• _Set exercise_:
Print each line from the start of the records below up through the line where "Chart.register(...registerables);" is found, exactly as given.

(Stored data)

════════

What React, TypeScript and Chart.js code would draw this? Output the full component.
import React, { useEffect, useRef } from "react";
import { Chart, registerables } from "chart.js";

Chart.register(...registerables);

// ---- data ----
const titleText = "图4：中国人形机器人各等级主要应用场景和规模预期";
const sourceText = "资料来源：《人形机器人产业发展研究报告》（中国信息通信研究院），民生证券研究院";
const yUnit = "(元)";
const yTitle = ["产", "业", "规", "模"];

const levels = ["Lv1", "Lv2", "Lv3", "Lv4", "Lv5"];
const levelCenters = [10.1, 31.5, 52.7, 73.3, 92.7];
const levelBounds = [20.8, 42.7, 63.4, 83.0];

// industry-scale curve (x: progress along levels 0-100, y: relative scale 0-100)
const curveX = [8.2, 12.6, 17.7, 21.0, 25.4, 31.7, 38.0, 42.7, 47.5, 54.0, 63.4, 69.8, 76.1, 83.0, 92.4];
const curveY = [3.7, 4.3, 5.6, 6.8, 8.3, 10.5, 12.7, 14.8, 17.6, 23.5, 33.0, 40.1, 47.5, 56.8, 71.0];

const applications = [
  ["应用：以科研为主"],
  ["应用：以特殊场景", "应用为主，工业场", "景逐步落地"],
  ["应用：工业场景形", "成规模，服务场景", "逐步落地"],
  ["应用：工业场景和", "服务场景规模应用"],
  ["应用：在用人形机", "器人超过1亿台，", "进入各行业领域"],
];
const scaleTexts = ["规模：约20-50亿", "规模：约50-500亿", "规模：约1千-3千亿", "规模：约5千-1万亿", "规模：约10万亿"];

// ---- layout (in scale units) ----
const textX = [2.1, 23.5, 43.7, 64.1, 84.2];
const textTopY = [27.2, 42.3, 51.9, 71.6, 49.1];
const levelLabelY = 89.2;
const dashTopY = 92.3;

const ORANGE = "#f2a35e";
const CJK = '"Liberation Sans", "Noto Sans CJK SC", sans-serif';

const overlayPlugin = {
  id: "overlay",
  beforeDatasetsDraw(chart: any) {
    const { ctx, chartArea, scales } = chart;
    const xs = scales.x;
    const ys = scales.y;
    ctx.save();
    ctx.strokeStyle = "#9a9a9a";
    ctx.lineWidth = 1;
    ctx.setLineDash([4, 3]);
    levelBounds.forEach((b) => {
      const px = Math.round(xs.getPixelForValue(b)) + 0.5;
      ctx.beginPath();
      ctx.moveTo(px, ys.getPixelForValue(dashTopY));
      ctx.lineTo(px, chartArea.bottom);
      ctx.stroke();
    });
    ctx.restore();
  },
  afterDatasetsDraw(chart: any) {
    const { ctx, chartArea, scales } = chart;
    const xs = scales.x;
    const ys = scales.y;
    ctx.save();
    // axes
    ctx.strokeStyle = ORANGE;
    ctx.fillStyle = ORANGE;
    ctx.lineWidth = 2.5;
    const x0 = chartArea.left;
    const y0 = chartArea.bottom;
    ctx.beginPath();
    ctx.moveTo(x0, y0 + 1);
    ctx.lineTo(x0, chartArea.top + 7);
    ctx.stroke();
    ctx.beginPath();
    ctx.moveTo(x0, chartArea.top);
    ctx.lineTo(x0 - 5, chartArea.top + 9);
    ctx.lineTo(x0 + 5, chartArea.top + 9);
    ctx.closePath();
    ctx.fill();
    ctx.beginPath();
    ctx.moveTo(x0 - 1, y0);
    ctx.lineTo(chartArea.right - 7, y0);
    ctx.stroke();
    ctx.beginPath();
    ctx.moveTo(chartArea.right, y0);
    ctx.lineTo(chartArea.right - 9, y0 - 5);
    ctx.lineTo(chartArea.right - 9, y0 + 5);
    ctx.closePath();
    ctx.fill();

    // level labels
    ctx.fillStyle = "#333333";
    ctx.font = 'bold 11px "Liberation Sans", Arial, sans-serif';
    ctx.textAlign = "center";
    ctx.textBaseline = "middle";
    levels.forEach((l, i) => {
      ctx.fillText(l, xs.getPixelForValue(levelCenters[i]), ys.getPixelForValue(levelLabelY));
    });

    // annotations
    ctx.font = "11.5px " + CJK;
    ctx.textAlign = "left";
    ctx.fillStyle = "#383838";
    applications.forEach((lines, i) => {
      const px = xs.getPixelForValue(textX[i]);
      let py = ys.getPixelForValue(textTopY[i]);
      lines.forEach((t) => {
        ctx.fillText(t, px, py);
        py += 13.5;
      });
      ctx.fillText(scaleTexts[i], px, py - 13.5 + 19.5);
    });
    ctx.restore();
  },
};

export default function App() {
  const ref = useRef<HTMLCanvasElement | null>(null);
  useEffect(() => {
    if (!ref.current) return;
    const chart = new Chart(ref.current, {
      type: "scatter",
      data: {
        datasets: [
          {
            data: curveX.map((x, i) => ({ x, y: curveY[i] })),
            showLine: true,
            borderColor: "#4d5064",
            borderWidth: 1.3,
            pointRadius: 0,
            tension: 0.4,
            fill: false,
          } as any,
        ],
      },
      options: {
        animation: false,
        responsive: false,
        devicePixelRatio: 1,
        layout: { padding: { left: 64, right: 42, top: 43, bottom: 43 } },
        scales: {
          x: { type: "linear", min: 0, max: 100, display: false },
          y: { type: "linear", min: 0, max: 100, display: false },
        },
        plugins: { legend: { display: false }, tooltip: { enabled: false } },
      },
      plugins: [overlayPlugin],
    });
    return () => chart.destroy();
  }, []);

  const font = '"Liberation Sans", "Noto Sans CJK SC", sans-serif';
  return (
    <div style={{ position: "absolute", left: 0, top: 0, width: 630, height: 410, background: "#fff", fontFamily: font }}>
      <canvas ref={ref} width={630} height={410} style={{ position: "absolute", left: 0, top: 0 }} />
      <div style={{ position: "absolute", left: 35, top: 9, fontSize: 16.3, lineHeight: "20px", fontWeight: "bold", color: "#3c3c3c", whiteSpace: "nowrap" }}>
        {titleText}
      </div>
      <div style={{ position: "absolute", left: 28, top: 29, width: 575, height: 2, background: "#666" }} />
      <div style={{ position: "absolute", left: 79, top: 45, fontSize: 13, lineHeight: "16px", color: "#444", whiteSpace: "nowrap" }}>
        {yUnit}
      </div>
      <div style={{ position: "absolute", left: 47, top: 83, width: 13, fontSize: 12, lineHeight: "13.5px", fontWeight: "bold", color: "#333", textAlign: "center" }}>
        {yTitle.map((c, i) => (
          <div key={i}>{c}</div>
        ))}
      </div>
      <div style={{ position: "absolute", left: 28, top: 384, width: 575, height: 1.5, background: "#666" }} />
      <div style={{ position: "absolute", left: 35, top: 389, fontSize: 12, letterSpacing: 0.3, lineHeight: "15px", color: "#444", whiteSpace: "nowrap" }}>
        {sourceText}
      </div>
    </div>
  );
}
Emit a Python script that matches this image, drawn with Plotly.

════════

• _Exercise output_:
What React, TypeScript and Chart.js code would draw this? Output the full component.
import React, { useEffect, useRef } from "react";
import { Chart, registerables } from "chart.js";

Chart.register(...registerables);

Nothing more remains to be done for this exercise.